34. The method according to claim 33 wherein said first catalyst is chosen from the group
consisting of molybdenum disulphide, group VIII transition metals or mixed sulphides
of molybdenum with cobalt, nickel or iron.
35. The method according to claim 33 wherein said second catalyst is selected from the
group consisting of γ-aluminum supported Ni/Co, γ-alumina supported Co/Mo, or Mo in
combination with either Ni or Mo on silica, titania or carbons.
36. A method of detecting biomarkers in kerogen-bearing rock which comprises:
(i) treating a kerogen bearing rock impregnated with a first catalyst with hydrogen
at a pressure of from 5 MPa to 15 MPa and at a temperature of from 450°C to 520°C;
followed by
(ii) catalytically releasing biomarkers from the said rock in the presence of a second
catalyst at a temperature in the range of from 300°C to 350°C at a hydrogen pressure
substantially the same as that employed in (i); and
(iii) detecting biomarkers.
37. The method of claim 36 wherein said step of analysing material obtained form process
step (ii) includes the step of fractionating said material.
38. The method according to claim 36 wherein said first catalyst is chosen from the group
consisting of molybdenum disulphide, group VIII transition metals or mixed sulphides
of molybdenum with cobalt, nickel or iron.
39. The method according to claim 36 wherein said second catalyst is selected from the
group consisting of γ-aluminum supported Ni/Co, γ-alumina supported Co/Mo, or Mo in
combination with either Ni or Mo on silica, titania or carbons.

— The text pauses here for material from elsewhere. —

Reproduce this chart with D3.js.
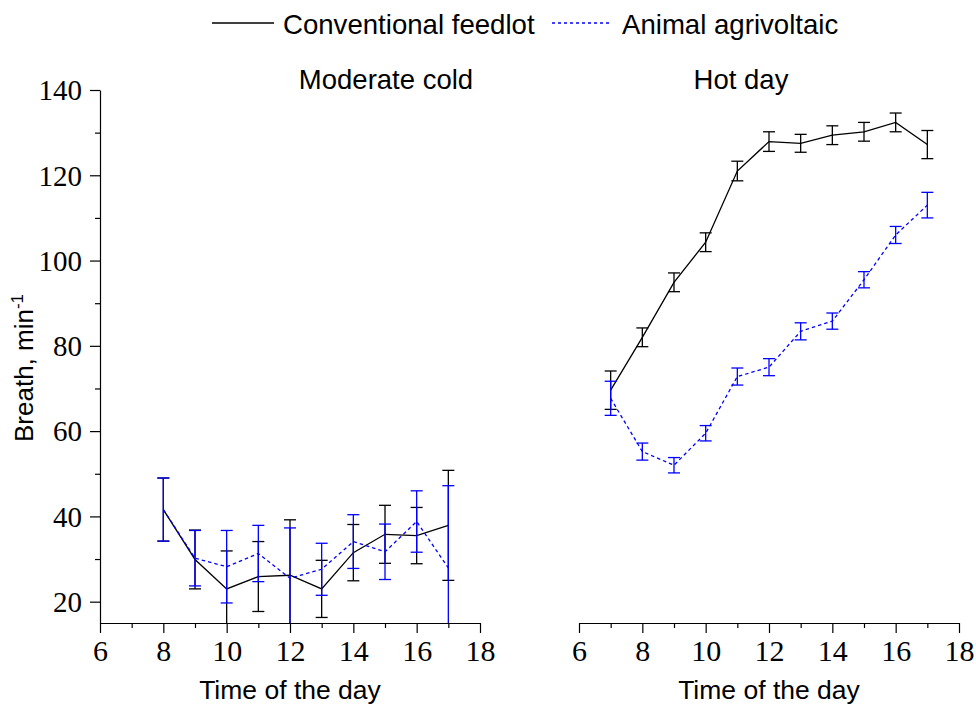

40. Use of a first catalyst comprising 0.01 to 5% by weight of molybdenum disulphide or
a precursor thereof and a second supported catalyst selected from the group γ-alumina
supported Ni/Co, γ-alumina supported Co/Mo, or Mo in combination with either Ni or
Mo on silica, titania or carbons, in a two-stage catalytic hydropyrolysis process
or in a method for detecting biomarkers, in a geological oil-bearing sample such as
a kerogen bearing rock sample or a heavy oils fraction.